Spelling matters?

Laurence Horn laurence.horn at YALE.EDU
Tue Sep 16 15:04:20 UTC 2003

At 11:14 AM +0100 9/16/03, Michael B Quinion wrote:
>Several copies of an intriguing message have been forwarded to
>me recently; interestingly, no two were exactly the same. A
>Google search shows it suddenly started to appear in groups on
>12 September, with 159 copies being posted that day alone. It
>has since hit the wider Web, with about 560 different examples
>already catalogued.

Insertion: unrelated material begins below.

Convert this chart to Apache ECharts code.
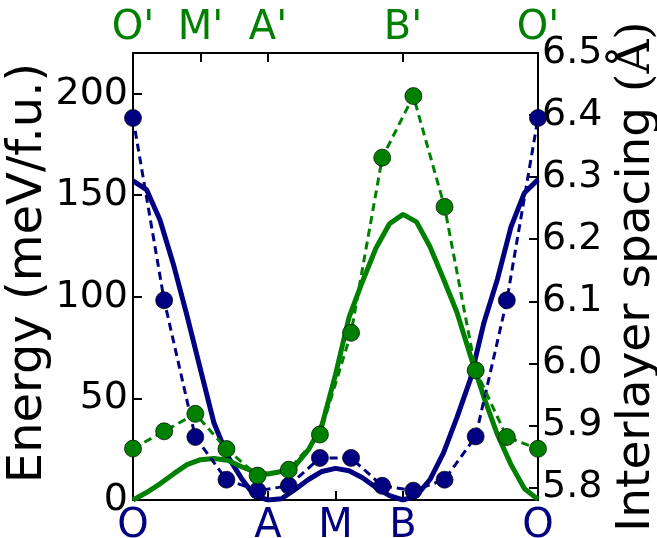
<!DOCTYPE html>
<html><head><meta charset="utf-8">
<script src="https://cdn.jsdelivr.net/npm/echarts@6/dist/echarts.min.js"></script>
<style>html,body{margin:0;padding:0;background:#fff}#c{width:657px;height:538px}</style>
</head><body><div id="c"></div>
<script>
// path coordinate: O=0, A=1, M=1.5, B=2, O=3
const bottomTicks = [0, 1, 1.5, 2, 3];
const bottomLabels = ['O', 'A', 'M', 'B', 'O'];
const topTicks = [0, 0.5, 1, 2, 3];
const topLabels = ["O'", "M'", "A'", "B'", "O'"];
const energyTicks = [0, 50, 100, 150, 200];
const spacingTicks = [5.8, 5.9, 6.0, 6.1, 6.2, 6.3, 6.4, 6.5];

// computed points: 14 equally spaced positions along the path (0..13 of 13)
const dotIndex = [0,1,2,3,4,5,6,7,8,9,10,11,12,13];
const dotCount = 13;
const navyEnergy  = [188, 98.3, 31, 10, 4.6, 7, 20.7, 20.7, 7, 4.6, 10, 31.3, 98.3, 188];
const greenEnergy = [25.3, 33.8, 42.4, 25.1, 12, 14.9, 32.2, 82.3, 168.5, 198.8, 144.3, 63.8, 31, 25.2];

// fitted curves: 31 positions along the path (0..30 of 30)
const lineIndex = [0,1,2,3,4,5,6,7,8,9,10,11,12,13,14,15,16,17,18,19,20,21,22,23,24,25,26,27,28,29,30];
const lineCount = 30;
const navySpacing = [6.294, 6.280, 6.231, 6.159, 6.077, 5.990, 5.904, 5.851, 5.816, 5.787, 5.780,
  5.782, 5.797, 5.813, 5.826, 5.831, 5.827, 5.816, 5.800, 5.787, 5.780,
  5.787, 5.813, 5.856, 5.913, 5.975, 6.066, 6.136, 6.220, 6.275, 6.296];
const greenSpacing = [5.780, 5.792, 5.806, 5.822, 5.837, 5.845, 5.847, 5.844, 5.834, 5.825, 5.822,
  5.826, 5.835, 5.861, 5.901, 5.982, 6.074, 6.132, 6.186, 6.225, 6.240,
  6.228, 6.188, 6.136, 6.082, 6.012, 5.945, 5.885, 5.837, 5.798, 5.781];

const NAVY = '#000080', GREEN = '#008000';
const FONT = 'DejaVu Sans';
const PATH_LEN = 3;

function lookup(ticks, labels) {
  return function (v) {
    for (let i = 0; i < ticks.length; i++) if (Math.abs(ticks[i] - v) < 1e-6) return labels[i];
    return '';
  };
}

const dotX = dotIndex.map(i => i * PATH_LEN / dotCount);
const lineX = lineIndex.map(i => i * PATH_LEN / lineCount);

const axisLine = { show: true, onZero: false, lineStyle: { color: '#000', width: 2 } };
const tick = (vals) => ({ show: true, inside: true, length: 9, customValues: vals, lineStyle: { color: '#000', width: 2 } });

const chart = echarts.init(document.getElementById('c'), null, { renderer: 'canvas' });
chart.setOption({
  animation: false,
  backgroundColor: '#fff',
  grid: { left: 133, right: 119, top: 53, bottom: 38, containLabel: false, outerBoundsMode: 'none' },
  xAxis: [
    { type: 'value', position: 'bottom', min: 0, max: PATH_LEN,
      axisLine: axisLine, splitLine: { show: false },
      axisTick: tick([1, 1.5, 2]),
      axisLabel: { customValues: bottomTicks, formatter: lookup(bottomTicks, bottomLabels),
        color: NAVY, fontFamily: FONT, fontSize: 40, margin: 7, hideOverlap: false } },
    { type: 'value', position: 'top', min: 0, max: PATH_LEN,
      axisLine: axisLine, splitLine: { show: false },
      axisTick: tick([0.5, 1, 2]),
      axisLabel: { customValues: topTicks, formatter: lookup(topTicks, topLabels),
        color: GREEN, fontFamily: FONT, fontSize: 40, margin: 4, hideOverlap: false } },
  ],
  yAxis: [
    { type: 'value', position: 'left', min: 0, max: 220,
      axisLine: axisLine, splitLine: { show: false },
      axisTick: tick(energyTicks),
      axisLabel: { customValues: energyTicks, color: '#000', fontFamily: FONT, fontSize: 38, margin: 5 },
      name: 'Energy (meV/f.u.)', nameLocation: 'middle', nameRotate: 90, nameGap: 80, nameMoveOverlap: false,
      nameTextStyle: { color: '#000', fontFamily: FONT, fontSize: 48, padding: [0, 0, 0, 7] } },
    { type: 'value', position: 'right', min: 5.78, max: 6.5,
      axisLine: axisLine, splitLine: { show: false },
      axisTick: tick(spacingTicks),
      axisLabel: { customValues: spacingTicks, formatter: v => v.toFixed(1),
        color: '#000', fontFamily: FONT, fontSize: 38, margin: 4 },
      name: '{a|Interlayer spacing }{b|(Å)}', nameLocation: 'middle', nameRotate: 90, nameGap: 65,
      nameTextStyle: { color: '#000', fontFamily: FONT, fontSize: 47,
        rich: { a: { fontFamily: FONT, fontSize: 47, color: '#000' },
                b: { fontFamily: 'DejaVu Serif', fontSize: 47, color: '#000' } } } }
  ],
  series: [
    { type: 'line', xAxisIndex: 0, yAxisIndex: 1, data: lineX.map((x, i) => [x, navySpacing[i]]),
      showSymbol: false, symbol: 'none', lineStyle: { color: NAVY, width: 5 }, z: 2, silent: true },
    { type: 'line', xAxisIndex: 0, yAxisIndex: 1, data: lineX.map((x, i) => [x, greenSpacing[i]]),
      showSymbol: false, symbol: 'none', lineStyle: { color: GREEN, width: 5 }, z: 2, silent: true },
    { type: 'line', xAxisIndex: 0, yAxisIndex: 0, data: dotX.map((x, i) => [x, navyEnergy[i]]),
      symbol: 'circle', symbolSize: 17, showAllSymbol: true,
      lineStyle: { color: NAVY, width: 3, type: [8, 5] },
      itemStyle: { color: NAVY, borderColor: '#000', borderWidth: 0.7 }, z: 3, clip: false },
    { type: 'line', xAxisIndex: 0, yAxisIndex: 0, data: dotX.map((x, i) => [x, greenEnergy[i]]),
      symbol: 'circle', symbolSize: 17, showAllSymbol: true,
      lineStyle: { color: GREEN, width: 3, type: [8, 5] },
      itemStyle: { color: GREEN, borderColor: '#000', borderWidth: 0.7 }, z: 4, clip: false }
  ]
});
</script>
</body></html>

One version is:

That's the version I've seen, at least the beginning, which made me
wonder if this was penned by a non-native speaker/writer.  Or is "a
research" possible in British (or other non-U.S.) English?  Note also
that the conclusion from the paragraph must be closer to the
proposition that letter scrambling doesn't wipe out interpretation
for four-and-more-letter words.  I suppose "hte" wouldn't be
impossible to "correct" in context either, but it does help that none
of the two- and three-letter words are scrambled below.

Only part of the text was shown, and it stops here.